WHAT THE TASK REQUIRES >>
The listing below must be repeated word for word, with its images excluded.

-------- DATA EXTRACT

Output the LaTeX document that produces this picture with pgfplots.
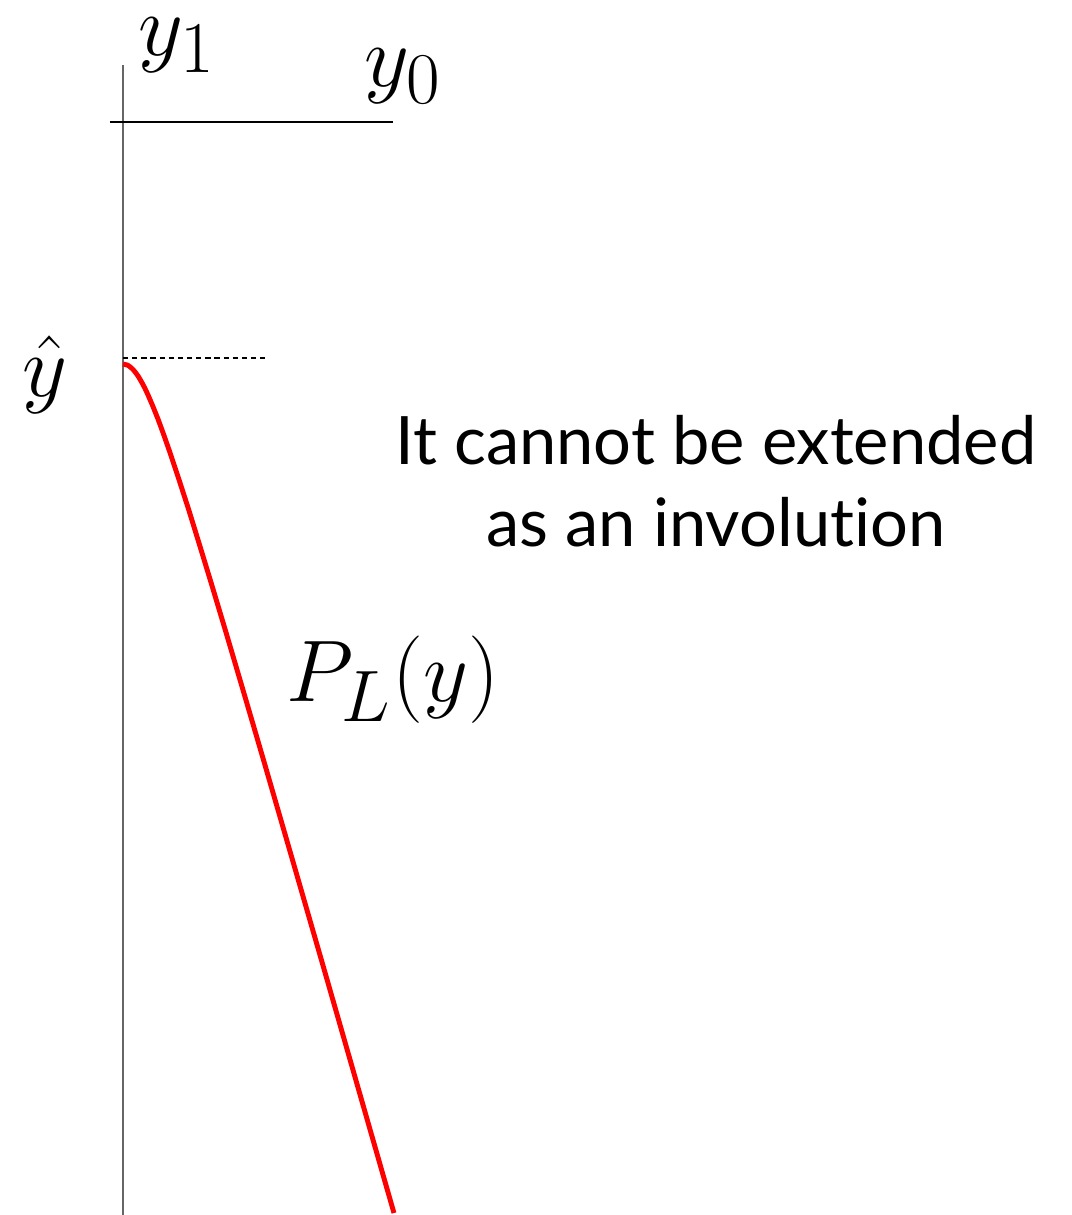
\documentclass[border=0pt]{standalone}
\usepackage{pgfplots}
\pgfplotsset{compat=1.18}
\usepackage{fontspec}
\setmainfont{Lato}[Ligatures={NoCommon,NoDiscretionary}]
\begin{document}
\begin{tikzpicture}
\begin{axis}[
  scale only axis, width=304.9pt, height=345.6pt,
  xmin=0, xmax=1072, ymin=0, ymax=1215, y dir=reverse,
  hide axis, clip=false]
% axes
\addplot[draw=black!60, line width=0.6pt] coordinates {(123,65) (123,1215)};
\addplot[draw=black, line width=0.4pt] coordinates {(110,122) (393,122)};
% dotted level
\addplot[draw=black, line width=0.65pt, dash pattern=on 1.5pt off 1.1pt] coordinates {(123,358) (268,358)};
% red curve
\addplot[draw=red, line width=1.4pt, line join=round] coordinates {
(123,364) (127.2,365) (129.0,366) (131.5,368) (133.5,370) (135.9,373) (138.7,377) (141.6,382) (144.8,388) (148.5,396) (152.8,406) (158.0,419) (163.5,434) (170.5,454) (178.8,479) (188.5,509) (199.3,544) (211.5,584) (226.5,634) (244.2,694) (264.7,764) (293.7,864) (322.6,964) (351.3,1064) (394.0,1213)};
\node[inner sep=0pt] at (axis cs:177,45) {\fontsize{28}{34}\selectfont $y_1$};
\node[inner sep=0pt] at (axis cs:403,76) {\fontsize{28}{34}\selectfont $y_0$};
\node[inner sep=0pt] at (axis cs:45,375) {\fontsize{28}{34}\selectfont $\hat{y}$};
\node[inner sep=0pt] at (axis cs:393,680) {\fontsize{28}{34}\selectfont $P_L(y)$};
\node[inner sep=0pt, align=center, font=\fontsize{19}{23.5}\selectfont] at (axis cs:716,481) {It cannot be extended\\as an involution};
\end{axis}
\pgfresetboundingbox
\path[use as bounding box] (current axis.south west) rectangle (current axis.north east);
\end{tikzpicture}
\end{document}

----------------

SOLUTION TO THIS EXERCISE >>
Output the LaTeX document that produces this picture with pgfplots.
\documentclass[border=0pt]{standalone}
\usepackage{pgfplots}
\pgfplotsset{compat=1.18}
\usepackage{fontspec}
\setmainfont{Lato}[Ligatures={NoCommon,NoDiscretionary}]
\begin{document}
\begin{tikzpicture}
\begin{axis}[
  scale only axis, width=304.9pt, height=345.6pt,
  xmin=0, xmax=1072, ymin=0, ymax=1215, y dir=reverse,
  hide axis, clip=false]
% axes
\addplot[draw=black!60, line width=0.6pt] coordinates {(123,65) (123,1215)};
\addplot[draw=black, line width=0.4pt] coordinates {(110,122) (393,122)};
% dotted level
\addplot[draw=black, line width=0.65pt, dash pattern=on 1.5pt off 1.1pt] coordinates {(123,358) (268,358)};
% red curve
\addplot[draw=red, line width=1.4pt, line join=round] coordinates {
(123,364) (127.2,365) (129.0,366) (131.5,368) (133.5,370) (135.9,373) (138.7,377) (141.6,382) (144.8,388) (148.5,396) (152.8,406) (158.0,419) (163.5,434) (170.5,454) (178.8,479) (188.5,509) (199.3,544) (211.5,584) (226.5,634) (244.2,694) (264.7,764) (293.7,864) (322.6,964) (351.3,1064) (394.0,1213)};
\node[inner sep=0pt] at (axis cs:177,45) {\fontsize{28}{34}\selectfont $y_1$};
\node[inner sep=0pt] at (axis cs:403,76) {\fontsize{28}{34}\selectfont $y_0$};
\node[inner sep=0pt] at (axis cs:45,375) {\fontsize{28}{34}\selectfont $\hat{y}$};
\node[inner sep=0pt] at (axis cs:393,680) {\fontsize{28}{34}\selectfont $P_L(y)$};
\node[inner sep=0pt, align=center, font=\fontsize{19}{23.5}\selectfont] at (axis cs:716,481) {It cannot be extended\\as an involution};
\end{axis}
\pgfresetboundingbox
\path[use as bounding box] (current axis.south west) rectangle (current axis.north east);
\end{tikzpicture}
\end{document}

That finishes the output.